Tool of Thought

APL for the Practical Man

Building Namespace Scripts

March 26, 2021

Keeping APL source code in text files is good for many obvious reasons. Maintaining APL source code in large classes or namespace scripts is not good for less obvious reasons. In APL, the function is the most import unit of work and thought. Classes and large namespace scripts obscure this.

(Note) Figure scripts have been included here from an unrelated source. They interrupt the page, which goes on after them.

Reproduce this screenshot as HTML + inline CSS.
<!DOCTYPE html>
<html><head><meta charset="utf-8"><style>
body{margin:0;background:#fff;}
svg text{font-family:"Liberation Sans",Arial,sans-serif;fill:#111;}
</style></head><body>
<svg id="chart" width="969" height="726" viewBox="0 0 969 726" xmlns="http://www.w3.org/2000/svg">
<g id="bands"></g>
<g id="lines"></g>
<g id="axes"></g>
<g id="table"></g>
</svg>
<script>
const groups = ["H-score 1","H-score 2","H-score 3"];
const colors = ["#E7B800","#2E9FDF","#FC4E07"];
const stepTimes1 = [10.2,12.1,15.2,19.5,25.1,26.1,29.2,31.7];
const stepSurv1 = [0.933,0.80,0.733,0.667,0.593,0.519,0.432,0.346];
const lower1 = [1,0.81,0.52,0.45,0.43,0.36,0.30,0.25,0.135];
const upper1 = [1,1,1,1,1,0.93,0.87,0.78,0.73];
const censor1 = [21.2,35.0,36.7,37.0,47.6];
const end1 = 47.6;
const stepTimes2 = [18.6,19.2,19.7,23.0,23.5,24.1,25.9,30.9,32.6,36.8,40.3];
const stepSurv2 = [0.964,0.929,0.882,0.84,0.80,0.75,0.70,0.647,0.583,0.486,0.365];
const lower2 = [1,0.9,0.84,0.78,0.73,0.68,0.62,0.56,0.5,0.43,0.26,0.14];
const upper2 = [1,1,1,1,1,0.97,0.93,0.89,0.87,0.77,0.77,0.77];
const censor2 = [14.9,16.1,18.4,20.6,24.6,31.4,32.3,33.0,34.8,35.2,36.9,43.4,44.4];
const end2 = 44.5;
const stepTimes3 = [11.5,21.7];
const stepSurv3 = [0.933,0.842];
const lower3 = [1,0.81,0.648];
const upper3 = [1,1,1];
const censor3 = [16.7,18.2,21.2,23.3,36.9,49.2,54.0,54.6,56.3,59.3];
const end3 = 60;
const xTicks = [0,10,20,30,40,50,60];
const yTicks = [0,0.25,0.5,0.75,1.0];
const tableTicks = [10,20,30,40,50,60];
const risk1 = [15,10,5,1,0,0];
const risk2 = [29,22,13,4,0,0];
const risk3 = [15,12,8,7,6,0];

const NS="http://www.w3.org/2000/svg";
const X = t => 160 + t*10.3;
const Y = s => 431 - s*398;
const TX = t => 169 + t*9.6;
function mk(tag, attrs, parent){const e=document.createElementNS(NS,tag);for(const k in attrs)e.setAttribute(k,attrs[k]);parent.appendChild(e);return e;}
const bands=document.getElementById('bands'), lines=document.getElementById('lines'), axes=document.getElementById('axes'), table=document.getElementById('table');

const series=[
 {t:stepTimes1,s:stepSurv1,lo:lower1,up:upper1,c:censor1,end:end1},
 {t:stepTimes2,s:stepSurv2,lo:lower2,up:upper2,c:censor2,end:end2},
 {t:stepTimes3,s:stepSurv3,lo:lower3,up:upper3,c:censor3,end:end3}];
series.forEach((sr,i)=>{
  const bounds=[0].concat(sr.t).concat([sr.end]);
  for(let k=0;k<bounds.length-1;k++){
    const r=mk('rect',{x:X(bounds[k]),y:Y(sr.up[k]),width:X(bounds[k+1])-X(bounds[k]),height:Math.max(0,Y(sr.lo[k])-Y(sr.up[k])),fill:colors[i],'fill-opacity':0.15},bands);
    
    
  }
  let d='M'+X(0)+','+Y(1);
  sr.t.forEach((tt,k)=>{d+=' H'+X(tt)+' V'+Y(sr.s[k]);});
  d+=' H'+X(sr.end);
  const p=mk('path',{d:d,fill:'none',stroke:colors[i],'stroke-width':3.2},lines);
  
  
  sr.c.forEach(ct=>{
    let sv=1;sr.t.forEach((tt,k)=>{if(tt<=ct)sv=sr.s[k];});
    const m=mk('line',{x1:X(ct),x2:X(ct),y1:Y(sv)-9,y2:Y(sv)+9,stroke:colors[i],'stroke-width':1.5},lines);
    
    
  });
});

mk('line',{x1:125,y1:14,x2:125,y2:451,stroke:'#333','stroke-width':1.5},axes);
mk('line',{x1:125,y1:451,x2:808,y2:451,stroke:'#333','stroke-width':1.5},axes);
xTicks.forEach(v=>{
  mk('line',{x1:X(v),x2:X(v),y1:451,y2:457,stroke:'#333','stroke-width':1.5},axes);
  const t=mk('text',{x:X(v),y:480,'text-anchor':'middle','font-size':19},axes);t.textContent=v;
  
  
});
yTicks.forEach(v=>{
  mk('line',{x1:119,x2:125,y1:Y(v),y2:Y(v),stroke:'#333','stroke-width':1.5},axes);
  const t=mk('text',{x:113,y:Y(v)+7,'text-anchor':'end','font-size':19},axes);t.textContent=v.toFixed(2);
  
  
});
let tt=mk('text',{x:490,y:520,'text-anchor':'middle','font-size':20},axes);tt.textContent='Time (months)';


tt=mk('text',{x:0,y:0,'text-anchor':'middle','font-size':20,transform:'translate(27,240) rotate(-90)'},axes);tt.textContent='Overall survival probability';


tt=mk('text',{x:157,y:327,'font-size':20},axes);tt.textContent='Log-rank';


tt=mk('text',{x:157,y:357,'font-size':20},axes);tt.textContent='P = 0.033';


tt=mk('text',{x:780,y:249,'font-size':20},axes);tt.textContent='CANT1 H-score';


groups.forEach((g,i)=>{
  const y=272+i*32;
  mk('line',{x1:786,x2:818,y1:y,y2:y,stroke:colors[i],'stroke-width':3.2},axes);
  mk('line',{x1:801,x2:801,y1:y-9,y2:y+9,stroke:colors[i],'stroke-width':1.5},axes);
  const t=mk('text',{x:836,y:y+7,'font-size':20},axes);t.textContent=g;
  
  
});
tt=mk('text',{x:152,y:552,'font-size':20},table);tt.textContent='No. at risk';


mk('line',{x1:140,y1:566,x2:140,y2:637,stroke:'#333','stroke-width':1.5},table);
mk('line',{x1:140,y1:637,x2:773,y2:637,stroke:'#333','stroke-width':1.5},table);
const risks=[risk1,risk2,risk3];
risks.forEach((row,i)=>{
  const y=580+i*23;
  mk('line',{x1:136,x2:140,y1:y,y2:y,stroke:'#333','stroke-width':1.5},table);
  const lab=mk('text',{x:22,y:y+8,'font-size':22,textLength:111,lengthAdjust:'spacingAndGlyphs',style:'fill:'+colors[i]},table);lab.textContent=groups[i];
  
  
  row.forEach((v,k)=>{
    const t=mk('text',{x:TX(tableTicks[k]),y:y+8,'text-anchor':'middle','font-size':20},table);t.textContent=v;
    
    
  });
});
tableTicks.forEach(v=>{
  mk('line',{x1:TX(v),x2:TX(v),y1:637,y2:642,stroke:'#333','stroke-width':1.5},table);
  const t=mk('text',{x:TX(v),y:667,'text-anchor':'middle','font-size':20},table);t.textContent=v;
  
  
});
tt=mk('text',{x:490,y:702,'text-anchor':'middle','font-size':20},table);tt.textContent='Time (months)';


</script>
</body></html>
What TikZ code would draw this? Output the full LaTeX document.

When working day-to-day on an APL project, the first thing we want to know in the morning is what functions have been recently changed? It is much less useful to know that a 3,000 line class has changed. We then need special APL aware tools to tell us which functions in the class are the ones that have contributed to the change in the overall class. When we keep each function in a separate file, the basic features of Git do the work for us. Having many small files, however, also has problems. Operating systems don't like many small files. Innefficiences arise. Distributing source code is difficult.

Thus there are various trade-offs between few large files and many small files. Is there a way to have the advantages of many small files for development and few (or one) large files for distribution?

A solution to this is the namespace script. Here is a first attempt at building a single namespace script from an arbitrary namespace residing in a workspace:

  BuildNSS←{
     ⍝ ⍺ ←→ Named namespace
     ⍺←1
     n←↑⌽{⍵⊆⍨'.'≠⍵}⍕⍵
     '['=↑n:''
     t←{16::'' ⋄ ⎕SRC ⍵}⍵
     0<≢t:t
     r←⊂':Namespace ',⍺/n
     r,←⊂'⎕IO ⎕ML←',⍕⍵.⎕IO ⍵.⎕ML
     q←{(⊂'∇',↑⍵),(1↓⍵),⊂,'∇'}
     r,←↑,/q¨⍵.⎕NR¨⍵.⎕NL-3.1 4.1
     r,←↑,/⍵.⎕NR¨⍵.⎕NL-3.2 4.2
     s←⍵{⍵[⍋⍺.⎕NC ⍵]}⍵.⎕NL-9.1 9.4 9.5
     0=≢s:r,⊂':EndNamespace'
     r,←↑,/∇¨⍵⍎¨s
     r,⊂':EndNamespace'
 }

With this we can take a project that contains thousands of functions across many nested namespaces and create a single text file, easily zipped, emailed, and then almost instantaneously fixed in the interpreter version of choice.

N.B. It should also be possible to build this script directly from source files on disk, but not sure that is worth the effort, given that we already have tools like Acre and Link to check, verify and fix code into the workspace.

Some rough stats: For an application containing just over 6,700 functions spread across 5 packages, it takes about 120 milliseconds to create a 114,000 line vector of vectors containing a namespace script, and then about 1.5 seconds to ⎕FIX it. The script takes about 3 MB on disk, and zips down to 750 KB. An equivalent saved workspace is about 13 MB. Unfortunately, there are currently problems with namespace scripts that prevent this from working perfectly.